## OBJECTIVE
Retype exactly what runs from the first line of the data to the line with "const patientsAtRisk = [951,600,398,236,120];", keeping both of those lines and skipping pictures.

## SUPPLIED DATA

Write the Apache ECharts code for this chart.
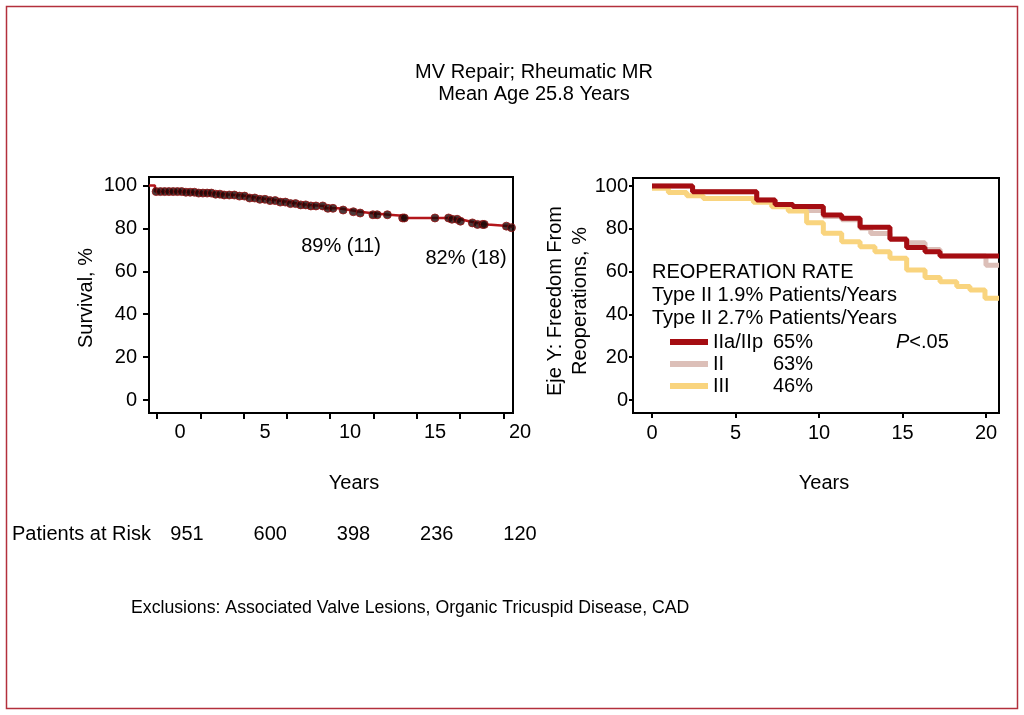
<!DOCTYPE html>
<html>
<head>
<meta charset="utf-8">
<script src="https://cdn.jsdelivr.net/npm/echarts@6/dist/echarts.min.js"></script>
<style>
html,body{margin:0;padding:0;background:#fff;}
#c{width:1024px;height:715px;}
</style>
</head>
<body>
<div id="c"></div>
<script>
// ---- Data ----
// Left: overall survival (Kaplan-Meier step curve), years vs %
const survTimes  = [-1.82,-1.47,0.2,1.0,1.9,2.6,3.3,4.0,4.6,5.2,5.8,6.4,6.9,7.6,8.5,9.3,10.0,10.6,11.2,12.3,13.1,15.9,16.5,17.0,17.5,18.1,19.5,19.59];
const survValues = [100,97.2,96.9,96.5,96.0,95.6,95.1,94.2,93.6,93.0,92.3,91.6,91.0,90.5,89.4,88.6,87.8,87.2,86.4,85.9,84.9,84.3,83.4,82.6,81.9,81.1,80.4,80.4];
// censored observations (years)
const censorTimes = [-1.4,-1.15,-0.9,-0.65,-0.4,-0.15,0.1,0.35,0.6,0.85,1.1,1.35,1.6,1.85,2.1,2.35,2.6,2.9,3.2,3.5,3.8,4.1,4.4,4.7,5.0,5.3,5.6,5.9,6.2,6.5,6.8,7.1,7.4,7.7,8.0,8.4,8.7,9.0,9.6,10.2,10.6,11.35,11.6,12.2,13.1,13.2,15.0,15.8,16.0,16.3,16.5,17.2,17.5,17.8,17.9,19.2,19.5];
const riskYears = [0,5,10,15,20];
const patientsAtRisk = [951,600,398,236,120];

// Right: freedom from reoperation by group
const reopGroups = ['IIa/IIp','II','III'];
const reopFinal  = ['65%','63%','46%'];
const redTimes  = [0,2.43,6.27,7.37,8.44,10.26,11.36,12.46,14.25,15.25,16.35,17.25,20.78];
const redValues = [100,97.3,93.5,91.4,90.4,86.4,84.9,80.7,75.1,71.3,69.3,67.3,67.3];
const pinkTimes  = [0,2.43,6.27,7.37,8.44,9.26,10.26,11.36,12.46,13.1,14.25,15.25,16.35,17.25,20.0,20.78];
const pinkValues = [100,97.3,93.5,91.4,90.4,88.6,85.8,84.2,80.3,77.8,75.5,73.5,70.3,67.3,63.0,63.0];
const yellowTimes  = [0,0.98,2.08,3.07,6.07,7.17,8.16,9.26,10.26,11.36,12.46,13.35,14.25,15.25,16.35,17.25,18.25,19.04,19.94,20.78];
const yellowValues = [98.9,97.0,95.5,94.2,92.4,90.3,88.3,82.8,77.9,74.0,71.6,69.3,66.2,60.7,57.3,55.3,53.0,51.4,47.5,47.5];

// ---- helpers ----
function pairs(t, v){ return t.map((x,i)=>[x, v[i]]); }
function stepAt(t, times, values){
  let v = values[0];
  for (let i=0;i<times.length;i++){ if (times[i] <= t) v = values[i]; }
  return v;
}
const FONT = "'Liberation Sans', Arial, sans-serif";
const RED = '#a50d12', PINK = '#dcbfb8', YELLOW = '#f9d47e';

const chart = echarts.init(document.getElementById('c'), null, {renderer:'canvas'});
const hidden = {axisLine:{show:false}, axisTick:{show:false}, axisLabel:{show:false}, splitLine:{show:false}};
const tickStyle = {color:'#000', width:2};
const lbl = (margin, extra) => Object.assign({show:true, color:'#000', fontSize:20, margin:margin, fontFamily:FONT}, extra||{});

function txt(x, y, text, opts){
  return Object.assign({type:'text', x:x, y:y, silent:true,
    style:Object.assign({text:text, x:0, y:0, fill:'#000', font:'20px ' + FONT, align:'left', verticalAlign:'middle'}, (opts&&opts.style)||{})},
    opts && opts.rotation !== undefined ? {rotation: opts.rotation} : {});
}

const option = {
  animation:false,
  backgroundColor:'#fff',
  textStyle:{fontFamily:FONT},
  grid:[
    {left:149, top:177, width:364, height:236, show:true, borderColor:'#000', borderWidth:2, backgroundColor:'transparent'}, // 0 left box/data
    {left:157, top:177, width:346.4, height:236, show:false},   // 1 left x ticks
    {left:149, top:185.6, width:364, height:214.4, show:false}, // 2 left y ticks/labels
    {left:180, top:177, width:340, height:236, show:false},     // 3 left x labels
    {left:187, top:400, width:333, height:114, show:false},     // 4 patients at risk
    {left:633, top:178, width:366, height:235, show:true, borderColor:'#000', borderWidth:2, backgroundColor:'transparent'}, // 5 right box/data
    {left:652, top:178, width:334, height:235, show:false},     // 6 right x ticks/labels
    {left:633, top:186, width:366, height:214, show:false}      // 7 right y ticks/labels
  ],
  xAxis:[
    Object.assign({type:'value', gridIndex:0, min:-1.82, max:19.59}, hidden),
    Object.assign({type:'value', gridIndex:1, min:0, max:8, interval:1, position:'bottom'}, hidden,
      {axisTick:{show:true, length:6, lineStyle:tickStyle}}),
    Object.assign({type:'value', gridIndex:2, min:0, max:1}, hidden),
    Object.assign({type:'value', gridIndex:3, min:0, max:20, interval:5, position:'bottom'}, hidden,
      {axisLabel:lbl(9)}),
    Object.assign({type:'value', gridIndex:4, min:0, max:20, interval:5, position:'bottom'}, hidden,
      {axisLabel:lbl(10, {formatter:function(v){ const i = riskYears.indexOf(v); return i>=0 ? String(patientsAtRisk[i]) : ''; }})}),
    Object.assign({type:'value', gridIndex:5, min:-1.138, max:20.78}, hidden),
    Object.assign({type:'value', gridIndex:6, min:0, max:20, interval:5, position:'bottom'}, hidden,
      {axisTick:{show:true, length:5, lineStyle:tickStyle}, axisLabel:lbl(10)}),
    Object.assign({type:'value', gridIndex:7, min:0, max:1}, hidden)
  ],
  yAxis:[
    Object.assign({type:'value', gridIndex:0, min:-6, max:104}, hidden),
    Object.assign({type:'value', gridIndex:1, min:0, max:1}, hidden),
    Object.assign({type:'value', gridIndex:2, min:0, max:100, interval:20, position:'left'}, hidden,
      {axisTick:{show:true, length:6, lineStyle:tickStyle}, axisLabel:lbl(12)}),
    Object.assign({type:'value', gridIndex:3, min:0, max:1}, hidden),
    Object.assign({type:'value', gridIndex:4, min:0, max:1}, hidden),
    Object.assign({type:'value', gridIndex:5, min:-6.07, max:103.74}, hidden),
    Object.assign({type:'value', gridIndex:6, min:0, max:1}, hidden),
    Object.assign({type:'value', gridIndex:7, min:0, max:100, interval:20, position:'left'}, hidden,
      {axisTick:{show:true, length:4, lineStyle:tickStyle}, axisLabel:lbl(5)})
  ],
  legend:{
    left:670, top:332, padding:0, orient:'vertical', itemGap:2, itemWidth:38, itemHeight:6, icon:'rect',
    data:reopGroups, selectedMode:false,
    textStyle:{fontSize:20, color:'#000', fontFamily:FONT, lineHeight:20,
      rich:{a:{width:60, fontSize:20, fontFamily:FONT, color:'#000'}, b:{fontSize:20, fontFamily:FONT, color:'#000'}}},
    formatter:function(name){ const i = reopGroups.indexOf(name); return '{a|' + name + '}{b|' + reopFinal[i] + '}'; }
  },
  series:[
    {type:'line', name:'survival', xAxisIndex:0, yAxisIndex:0, step:'end', symbol:'none',
      data:pairs(survTimes, survValues), lineStyle:{color:'#b3161b', width:2.5}, z:3},
    {type:'scatter', name:'censored', xAxisIndex:0, yAxisIndex:0, symbolSize:8,
      data:censorTimes.map(t=>[t, stepAt(t, survTimes, survValues)]),
      itemStyle:{color:'#1e0808', borderColor:'#9a1414', borderWidth:1}, z:4},
    {type:'line', name:reopGroups[1], xAxisIndex:5, yAxisIndex:5, step:'end', symbol:'none',
      data:pairs(pinkTimes, pinkValues), lineStyle:{color:PINK, width:5}, itemStyle:{color:PINK}, z:2},
    {type:'line', name:reopGroups[2], xAxisIndex:5, yAxisIndex:5, step:'end', symbol:'none',
      data:pairs(yellowTimes, yellowValues), lineStyle:{color:YELLOW, width:5}, itemStyle:{color:YELLOW}, z:3},
    {type:'line', name:reopGroups[0], xAxisIndex:5, yAxisIndex:5, step:'end', symbol:'none',
      data:pairs(redTimes, redValues), lineStyle:{color:RED, width:5}, itemStyle:{color:RED}, z:4}
  ],
  graphic:[
    {type:'rect', silent:true, shape:{x:6.5, y:6.5, width:1011, height:702}, style:{fill:'none', stroke:'#b3303c', lineWidth:1.5}},
    txt(534, 72, 'MV Repair; Rheumatic MR', {style:{align:'center'}}),
    txt(534, 94, 'Mean Age 25.8 Years', {style:{align:'center'}}),
    txt(86, 298, 'Survival, %', {rotation:Math.PI/2, style:{align:'center'}}),
    txt(555, 301, 'Eje Y: Freedom From', {rotation:Math.PI/2, style:{align:'center'}}),
    txt(580, 301, 'Reoperations, %', {rotation:Math.PI/2, style:{align:'center'}}),
    txt(354, 483, 'Years', {style:{align:'center'}}),
    txt(824, 483, 'Years', {style:{align:'center'}}),
    txt(12, 534, 'Patients at Risk'),
    txt(131, 608, 'Exclusions: Associated Valve Lesions, Organic Tricuspid Disease, CAD', {style:{font:'17.7px ' + FONT}}),
    txt(341, 246, '89% (11)', {style:{align:'center'}}),
    txt(466, 258, '82% (18)', {style:{align:'center'}}),
    txt(652, 272, 'REOPERATION RATE'),
    txt(652, 295, 'Type II 1.9% Patients/Years'),
    txt(652, 318, 'Type II 2.7% Patients/Years'),
    {type:'text', x:896, y:342, silent:true, style:{text:'{i|P}<.05', x:0, y:0, fill:'#000', font:'20px ' + FONT,
      align:'left', verticalAlign:'middle', rich:{i:{fontStyle:'italic', fontSize:20, fontFamily:FONT, fill:'#000'}}}}
  ]
};
chart.setOption(option);
</script>
</body>
</html>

## ANSWER TO THE EXERCISE
Write the Apache ECharts code for this chart.
<!DOCTYPE html>
<html>
<head>
<meta charset="utf-8">
<script src="https://cdn.jsdelivr.net/npm/echarts@6/dist/echarts.min.js"></script>
<style>
html,body{margin:0;padding:0;background:#fff;}
#c{width:1024px;height:715px;}
</style>
</head>
<body>
<div id="c"></div>
<script>
// ---- Data ----
// Left: overall survival (Kaplan-Meier step curve), years vs %
const survTimes  = [-1.82,-1.47,0.2,1.0,1.9,2.6,3.3,4.0,4.6,5.2,5.8,6.4,6.9,7.6,8.5,9.3,10.0,10.6,11.2,12.3,13.1,15.9,16.5,17.0,17.5,18.1,19.5,19.59];
const survValues = [100,97.2,96.9,96.5,96.0,95.6,95.1,94.2,93.6,93.0,92.3,91.6,91.0,90.5,89.4,88.6,87.8,87.2,86.4,85.9,84.9,84.3,83.4,82.6,81.9,81.1,80.4,80.4];
// censored observations (years)
const censorTimes = [-1.4,-1.15,-0.9,-0.65,-0.4,-0.15,0.1,0.35,0.6,0.85,1.1,1.35,1.6,1.85,2.1,2.35,2.6,2.9,3.2,3.5,3.8,4.1,4.4,4.7,5.0,5.3,5.6,5.9,6.2,6.5,6.8,7.1,7.4,7.7,8.0,8.4,8.7,9.0,9.6,10.2,10.6,11.35,11.6,12.2,13.1,13.2,15.0,15.8,16.0,16.3,16.5,17.2,17.5,17.8,17.9,19.2,19.5];
const riskYears = [0,5,10,15,20];
const patientsAtRisk = [951,600,398,236,120];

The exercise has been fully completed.